L'urgence de définir une ligne d'action nationale en matière d'information sexuelle est soulignée par l'affaire Mercier, qui éclate en décembre 1972. Nicole Mercier, jeune professeur de philosophie au lycée de Belfort, est inculpée d'outrage aux bonnes mœurs pour avoir commenté en classe, sur la proposition de ses élèves, le tract du docteur Carpentier intitulé Apprenons à faire l'amour. Le docteur Jean Carpentier était suspendu le 14 juin 1972 par le Conseil régional de l'Ordre des médecins pour avoir distribué ce tract devant un lycée.

L'inculpation soulève une vive agitation à Belfort et dans les environs : grèves d'élèves et d'enseignants, manifestations de soutien, protestations des syndicats d'enseignants contre l'ingérence de la justice dans les affaires de l'Éducation nationale, etc.
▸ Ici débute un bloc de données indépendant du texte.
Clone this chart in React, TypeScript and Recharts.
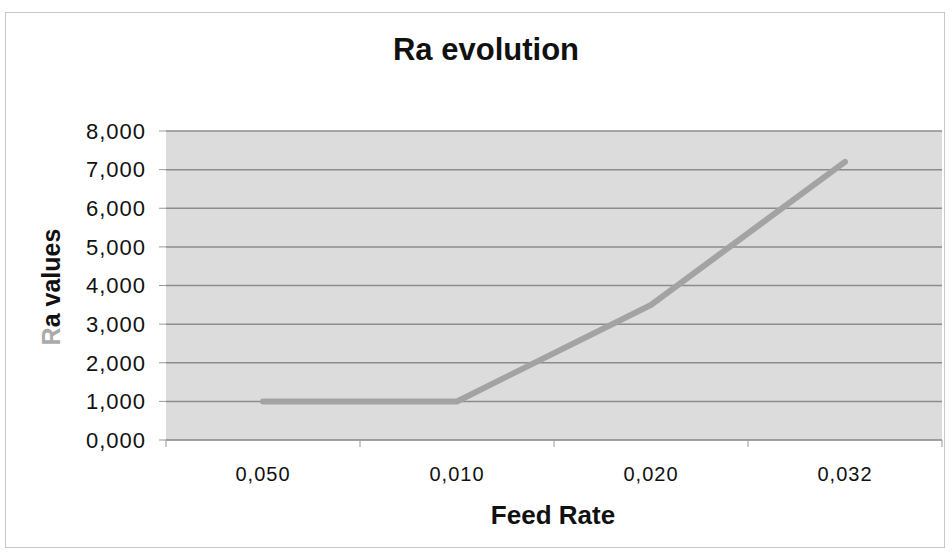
import React from "react";
import {CartesianGrid, Label, Line, LineChart, XAxis, YAxis} from "recharts";

const feedRates = ["0,050", "0,010", "0,020", "0,032"];
const raValues = [1.0, 1.0, 3.5, 7.2];
const yTicks = [0, 1, 2, 3, 4, 5, 6, 7, 8];

const data = feedRates.map((label, i) => ({label, ra: raValues[i]}));

const FONT = "'Liberation Sans', Arial, sans-serif";
const X_TICK_MARGIN = 27;

function fmt(v: number) {
  return v.toFixed(3).replace(".", ",");
}

// category label plus tick marks on the band edges, like Excel does
function XTick(props: any) {
  const {x, y, payload, index, visibleTicksCount} = props;
  const off = payload?.offset ?? 0;
  const axisY = y - X_TICK_MARGIN;
  const last = index === visibleTicksCount - 1;
  return (
    <g>
      <line x1={x - off} x2={x - off} y1={axisY} y2={axisY + 7} stroke="#999" />
      {last && (
        <line x1={x + off} x2={x + off} y1={axisY} y2={axisY + 7} stroke="#999" />
      )}
      <text
        x={x}
        y={y}
        dy="0.71em"
        textAnchor="middle"
        fontSize={20}
        letterSpacing={1}
        fill="#111"
        fontFamily={FONT}>
        {payload.value}
      </text>
    </g>
  );
}

export default function App() {
  return (
    <div
      style={{
        position: "absolute",
        left: 0,
        top: 0,
        width: 952,
        height: 554,
        background: "#fff",
        fontFamily: FONT,
      }}>
      <div
        style={{
          position: "absolute",
          left: 5,
          top: 12,
          width: 940,
          height: 536,
          border: "1px solid #c8c8c8",
          boxSizing: "border-box",
        }}
      />
      <div style={{position: "absolute", left: 0, top: 0}}>
        <LineChart
          width={952}
          height={554}
          data={data}
          margin={{top: 131, right: 10, bottom: 0, left: 0}}>
          <text
            x={486}
            y={60}
            textAnchor="middle"
            fontSize={31}
            fontWeight="bold"
            fill="#111"
            fontFamily={FONT}>
            Ra evolution
          </text>
          <CartesianGrid
            vertical={false}
            stroke="#8c8c8c"
            strokeWidth={1.5}
            fill="#dcdcdc"
          />
          <XAxis
            dataKey="label"
            scale="band"
            height={114}
            tick={<XTick />}
            tickLine={false}
            tickSize={0}
            tickMargin={X_TICK_MARGIN}
            stroke="#999"
            interval={0}>
            <Label
              value="Feed Rate"
              position="insideBottom"
              offset={30}
              dx={-1}
              style={{fontSize: 26, fontWeight: "bold", fill: "#111", fontFamily: FONT}}
            />
          </XAxis>
          <YAxis
            width={166}
            domain={[0, 8]}
            ticks={yTicks}
            tickFormatter={fmt}
            tick={{fontSize: 22, fill: "#111", fontFamily: FONT, letterSpacing: 1}}
            tickSize={7}
            tickMargin={13}
            stroke="#999"
            axisLine={false}>
            <Label
              angle={-90}
              position="insideLeft"
              content={() => (
                <text
                  x={60}
                  y={287}
                  transform="rotate(-90 60 287)"
                  textAnchor="middle"
                  fontSize={25}
                  fontWeight="bold"
                  fontFamily={FONT}>
                  <tspan fill="#aaaaaa">R</tspan>
                  <tspan fill="#111">a values</tspan>
                </text>
              )}
            />
          </YAxis>
          <Line
            type="linear"
            dataKey="ra"
            stroke="#a3a3a3"
            strokeWidth={6}
            strokeLinecap="round"
            dot={false}
            isAnimationActive={false}
          />
        </LineChart>
      </div>
    </div>
  );
}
Néanmoins, beaucoup de parents d'élèves affirment leurs prérogatives en matière d'éducation sexuelle et s'indignent du ton du tract, désapprouvé par l'archevêque de Besançon.

L'affaire témoigne des profondes divergences qui existent chez les Français vis-à-vis de l'éducation sexuelle, et elle pose concrètement le problème de l'information sexuelle à l'école.

Rapport

Manifestement, la sexualité n'est plus un sujet tabou. La publication, en novembre 1972, du Rapport sur le comportement sexuel des Français, présenté par une équipe réunie autour du docteur Pierre Simon, ne soulève pas le scandale qu'avait provoqué, environ vingt ans plus tôt, le rapport Kinsey aux États-Unis. Résultat d'une enquête menée pendant l'été 1970 auprès de 2 600 hommes et femmes âgés de plus de 20 ans et constituant un échantillon représentatif de l'ensemble de la population française, le rapport Simon veut montrer le visage de notre société.